[START OF INPUT ROWS]

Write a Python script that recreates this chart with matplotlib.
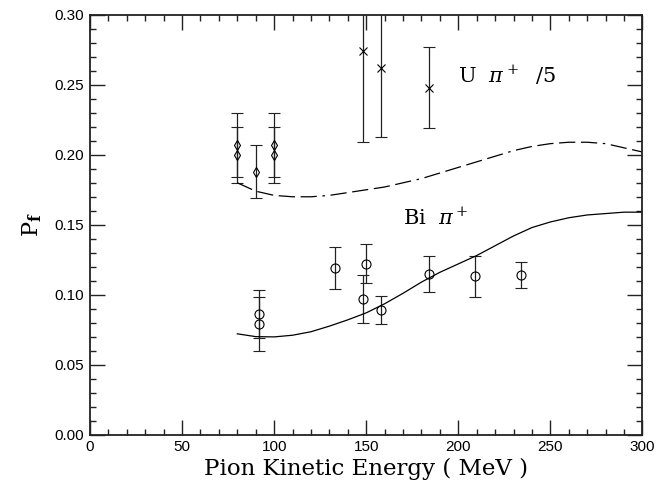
import numpy as np
import matplotlib
matplotlib.use("Agg")
import matplotlib.pyplot as plt
from matplotlib.ticker import MultipleLocator, FormatStrFormatter

plt.rcParams["font.family"] = ["DejaVu Serif"]
plt.rcParams["mathtext.fontset"] = "dejavuserif"

# U pi+ (divided by 5) - diamonds
u_dia_e = [80, 80, 90, 100, 100]
u_dia_p = [0.207, 0.200, 0.188, 0.207, 0.200]
u_dia_err = [0.023, 0.020, 0.019, 0.023, 0.020]

# U pi+ - crosses
u_x_e = [148, 158, 184]
u_x_p = [0.274, 0.262, 0.248]
u_x_err = [0.065, 0.049, 0.029]

# Bi pi+ - circles
bi_e = [92, 92, 133, 148, 150, 158, 184, 209, 234]
bi_p = [0.086, 0.079, 0.119, 0.097, 0.122, 0.089, 0.115, 0.113, 0.114]
bi_err = [0.017, 0.019, 0.015, 0.017, 0.014, 0.010, 0.013, 0.015, 0.0095]

# theory curves
curve_e = [80, 90, 100, 110, 120, 130, 140, 150, 160, 170, 180, 190,
           200, 210, 220, 230, 240, 250, 260, 270, 280, 290, 300]
u_curve = [0.180, 0.174, 0.171, 0.170, 0.170, 0.171, 0.173, 0.175, 0.177,
           0.180, 0.183, 0.187, 0.191, 0.195, 0.199, 0.203, 0.206, 0.208,
           0.209, 0.209, 0.208, 0.205, 0.202]
bi_curve = [0.072, 0.0700, 0.0698, 0.0710, 0.0735, 0.0775, 0.082, 0.087,
            0.0935, 0.101, 0.109, 0.116, 0.122, 0.128, 0.135, 0.142, 0.148,
            0.152, 0.155, 0.157, 0.158, 0.159, 0.159]

fig = plt.figure(figsize=(6.71, 4.88), dpi=100)
ax = fig.add_axes([0.1341, 0.1096, 0.8234, 0.8597])

ebkw = dict(ls="none", color="black", ecolor="#222222", elinewidth=0.9,
            capsize=4, capthick=0.9, mfc="none", mec="black", mew=0.8)

ax.errorbar(u_dia_e, u_dia_p, yerr=u_dia_err, marker="d", ms=5.5, **ebkw)
ax.errorbar(u_x_e, u_x_p, yerr=u_x_err, marker="x", ms=6, **ebkw)
ax.errorbar(bi_e, bi_p, yerr=bi_err, marker="o", ms=6.5, **ebkw)

ax.plot(curve_e, u_curve, color="black", lw=0.9,
        dashes=(13, 4.5, 13, 4.5, 13, 4.5, 13, 4.5, 2, 4.5))
ax.plot(curve_e, bi_curve, color="black", lw=0.9)

ax.text(200, 0.257, r"U  $\pi^+$  /5", fontsize=15, va="center", ha="left")
ax.text(170, 0.155, r"Bi  $\pi^+$", fontsize=15, va="center", ha="left")

ax.set_xlim(0, 300)
ax.set_ylim(0, 0.30)
ax.xaxis.set_major_locator(MultipleLocator(50))
ax.xaxis.set_minor_locator(MultipleLocator(10))
ax.yaxis.set_major_locator(MultipleLocator(0.05))
ax.yaxis.set_minor_locator(MultipleLocator(0.01))
ax.yaxis.set_major_formatter(FormatStrFormatter("%.2f"))

ax.tick_params(which="both", direction="in", top=True, right=True,
               color="#222222", width=1.0)
ax.tick_params(which="major", length=11, labelsize=11, pad=4)
ax.tick_params(which="minor", length=4.5)
for lab in ax.get_xticklabels() + ax.get_yticklabels():
    lab.set_fontfamily("Liberation Sans")

for sp in ax.spines.values():
    sp.set_linewidth(1.3)
    sp.set_color("#222222")

ax.set_xlabel("Pion Kinetic Energy ( MeV )", fontsize=16.5, labelpad=3)
ax.set_ylabel(r"P$_{\mathbf{f}}$", fontsize=16, labelpad=8)

fig.savefig("out.png", dpi=100)
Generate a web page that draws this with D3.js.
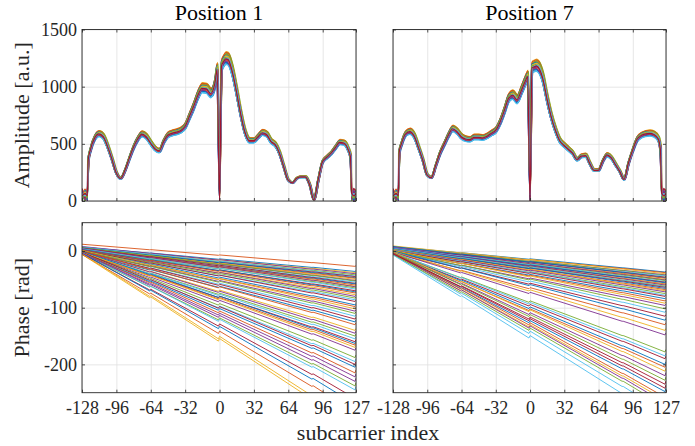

[END OF INPUT ROWS]

WHAT NEEDS TO BE DONE: Without the pictures, print the whole listing exactly as given.

RESULT BELOW:
Write a Python script that recreates this chart with matplotlib.
import numpy as np
import matplotlib
matplotlib.use("Agg")
import matplotlib.pyplot as plt
from matplotlib.ticker import MultipleLocator, FormatStrFormatter

plt.rcParams["font.family"] = ["DejaVu Serif"]
plt.rcParams["mathtext.fontset"] = "dejavuserif"

# U pi+ (divided by 5) - diamonds
u_dia_e = [80, 80, 90, 100, 100]
u_dia_p = [0.207, 0.200, 0.188, 0.207, 0.200]
u_dia_err = [0.023, 0.020, 0.019, 0.023, 0.020]

# U pi+ - crosses
u_x_e = [148, 158, 184]
u_x_p = [0.274, 0.262, 0.248]
u_x_err = [0.065, 0.049, 0.029]

# Bi pi+ - circles
bi_e = [92, 92, 133, 148, 150, 158, 184, 209, 234]
bi_p = [0.086, 0.079, 0.119, 0.097, 0.122, 0.089, 0.115, 0.113, 0.114]
bi_err = [0.017, 0.019, 0.015, 0.017, 0.014, 0.010, 0.013, 0.015, 0.0095]

# theory curves
curve_e = [80, 90, 100, 110, 120, 130, 140, 150, 160, 170, 180, 190,
           200, 210, 220, 230, 240, 250, 260, 270, 280, 290, 300]
u_curve = [0.180, 0.174, 0.171, 0.170, 0.170, 0.171, 0.173, 0.175, 0.177,
           0.180, 0.183, 0.187, 0.191, 0.195, 0.199, 0.203, 0.206, 0.208,
           0.209, 0.209, 0.208, 0.205, 0.202]
bi_curve = [0.072, 0.0700, 0.0698, 0.0710, 0.0735, 0.0775, 0.082, 0.087,
            0.0935, 0.101, 0.109, 0.116, 0.122, 0.128, 0.135, 0.142, 0.148,
            0.152, 0.155, 0.157, 0.158, 0.159, 0.159]

fig = plt.figure(figsize=(6.71, 4.88), dpi=100)
ax = fig.add_axes([0.1341, 0.1096, 0.8234, 0.8597])

ebkw = dict(ls="none", color="black", ecolor="#222222", elinewidth=0.9,
            capsize=4, capthick=0.9, mfc="none", mec="black", mew=0.8)

ax.errorbar(u_dia_e, u_dia_p, yerr=u_dia_err, marker="d", ms=5.5, **ebkw)
ax.errorbar(u_x_e, u_x_p, yerr=u_x_err, marker="x", ms=6, **ebkw)
ax.errorbar(bi_e, bi_p, yerr=bi_err, marker="o", ms=6.5, **ebkw)

ax.plot(curve_e, u_curve, color="black", lw=0.9,
        dashes=(13, 4.5, 13, 4.5, 13, 4.5, 13, 4.5, 2, 4.5))
ax.plot(curve_e, bi_curve, color="black", lw=0.9)

ax.text(200, 0.257, r"U  $\pi^+$  /5", fontsize=15, va="center", ha="left")
ax.text(170, 0.155, r"Bi  $\pi^+$", fontsize=15, va="center", ha="left")

ax.set_xlim(0, 300)
ax.set_ylim(0, 0.30)
ax.xaxis.set_major_locator(MultipleLocator(50))
ax.xaxis.set_minor_locator(MultipleLocator(10))
ax.yaxis.set_major_locator(MultipleLocator(0.05))
ax.yaxis.set_minor_locator(MultipleLocator(0.01))
ax.yaxis.set_major_formatter(FormatStrFormatter("%.2f"))

ax.tick_params(which="both", direction="in", top=True, right=True,
               color="#222222", width=1.0)
ax.tick_params(which="major", length=11, labelsize=11, pad=4)
ax.tick_params(which="minor", length=4.5)
for lab in ax.get_xticklabels() + ax.get_yticklabels():
    lab.set_fontfamily("Liberation Sans")

for sp in ax.spines.values():
    sp.set_linewidth(1.3)
    sp.set_color("#222222")

ax.set_xlabel("Pion Kinetic Energy ( MeV )", fontsize=16.5, labelpad=3)
ax.set_ylabel(r"P$_{\mathbf{f}}$", fontsize=16, labelpad=8)

fig.savefig("out.png", dpi=100)
Generate a web page that draws this with D3.js.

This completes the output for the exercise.